Saat Koran ini bertandang ke rumahnya yang sederhana, Jaya -sapaan akrabnya- sedang memberi pakan ikan peliharaannya. Begitu mengetahui maksud kedatangan Jawa Pos Radar Tulungagung, dia pun langsung menuju ke lemari es yang ditempatkan di warungnya. Tak berselang lama, dia menenteng sebuah botol kaca berisi cairan yang sekilas mirip bir. Apalagi tutupnya juga diperkuat dengan kawat dan baut. “Silakan dicoba dulu. Nanti saya ceritakan mengenai teh ini,” katanya sambil menuangkan cairan itu ke cangkir kaca.
Koran ini pun tidak langsung mengiyakan. Sejurus kemudian mencium aroma yang ternyata mirip sekali dengan cuka. Setelah itu coba menyicip, pikiran pun melanglang ke masa lalu tatkala masih rutin minum cuka apel. “Bagaimana, mirip cuka kan? Memang itulah hasil fermentasi teh yang disebut kombucha ini. Apalagi dalam pembuatannya juga melibatkan ragi dan gula untuk fermentasi pertama,” tambahnya sambil tersenyum lebar.
Pria yang juga menjadi pembudi daya ikan ini mengakui, minuman hasil kreasinya itu sebenarnya menjadi upaya untuk menjaga kondisi tubuh. Apalagi disadarinya betul, saat pandemi korona merajalela seperti sekarang ini, membuat banyak orang harus bisa menjaga daya tahan tubuh agar tetap prima. “Awal pembuatan belum begitu lama karena belum sampai setahun, baru dalam hitungan bulan. Meskipun, dulu memang pernah membuat kefir untuk pengobatan saya sendiri,” terangnya.
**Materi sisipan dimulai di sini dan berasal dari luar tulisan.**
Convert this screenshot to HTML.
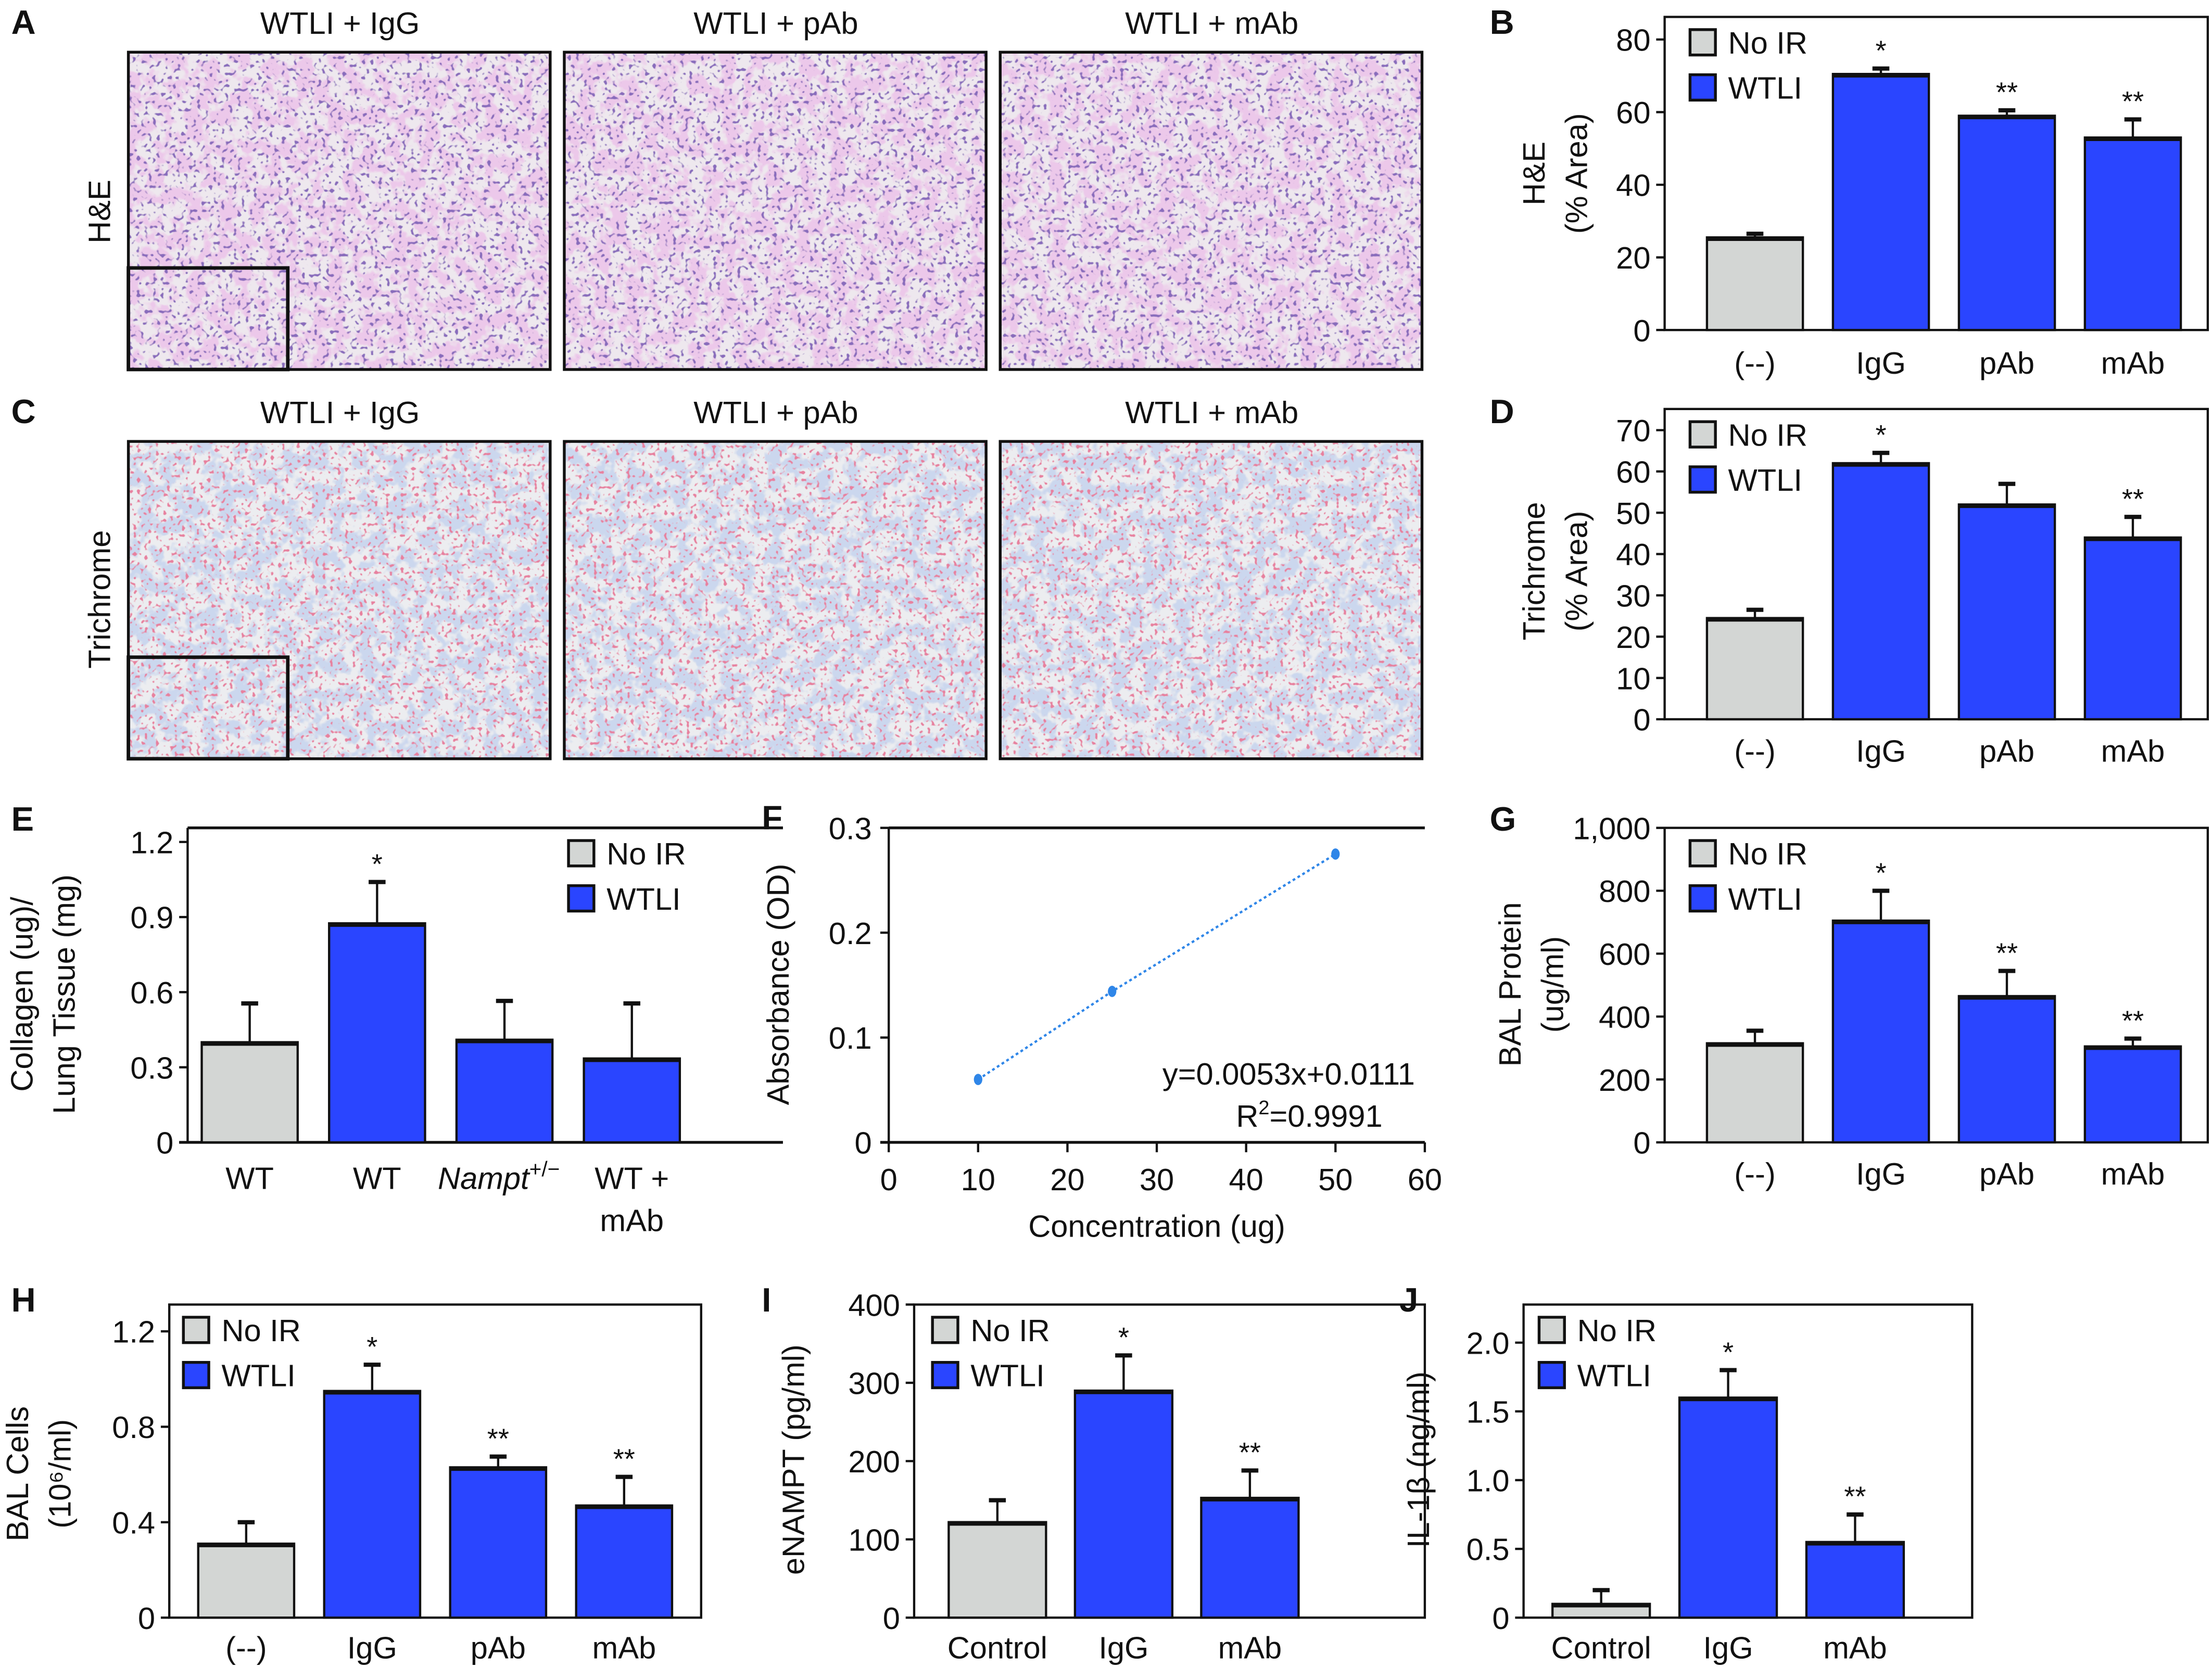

Jaya mengakui, kombucha hasil racikannya ini sudah dikreasikan sesuai keinginannya dan sudah termasuk fermentasi kedua. Di dalamnya sudah dicampuri berbagai rempah-rempah lokal yang berkhasiat obat. Seperti jahe, lempuyang, kunyit, dan sebagainya. Tetapi pencampuran tidak boleh serampangan karena setiap jenis rempah-rempah memiliki sifat berbeda.
Untuk fermentasi pertama cenderung memiliki rasa yang tajam. Meskipun kandungan alkohol yang tercipta secara alami itu bahkan lebih rendah dibanding tape. “Yang bersifat panas seperti jahe tentu tidak bisa dicampur dengan kunyit yang bersifat dingin. Pendek kata, setiap campuran memiliki khasiat berbeda,” paparnya.
Dalam meracik kombucha, pria 38 tahun ini mengaku hanya berdasarkan naluri. Apalagi, dia juga belum mengetahui secara detail bakteri mana yang bisa dibuat menjadi bahan kombucha terbaik. Hanya saja, teh yang dipilih harus yang bagus. Bisa menggunakan teh hijau, oolong, atau hitam. Yang paling gampang tetap menggunakan teh hijau yang cukup mudah ditemukan. “Saya tidak berani menggunakan teh yang biasa ditemukan di pasaran. Harus benar-benar murni,” tuturnya.
Dia mengakui, sebagai wong cilik, kombucha memang menjadi salah satu solusi untuk menjaga kondisi tubuh. Sehingga dia selalu membuat untuk persediaan. Sementara ini hanya dipasarkan di lingkungan sekitar rumahnya. “Rencananya mau dipasarkan lebih luas. Namun masih banyak pertimbangan, tak terkecuali untuk pengemasan. Karena harus menggunakan botol kaca untuk menjaga rasa,” tandasnya.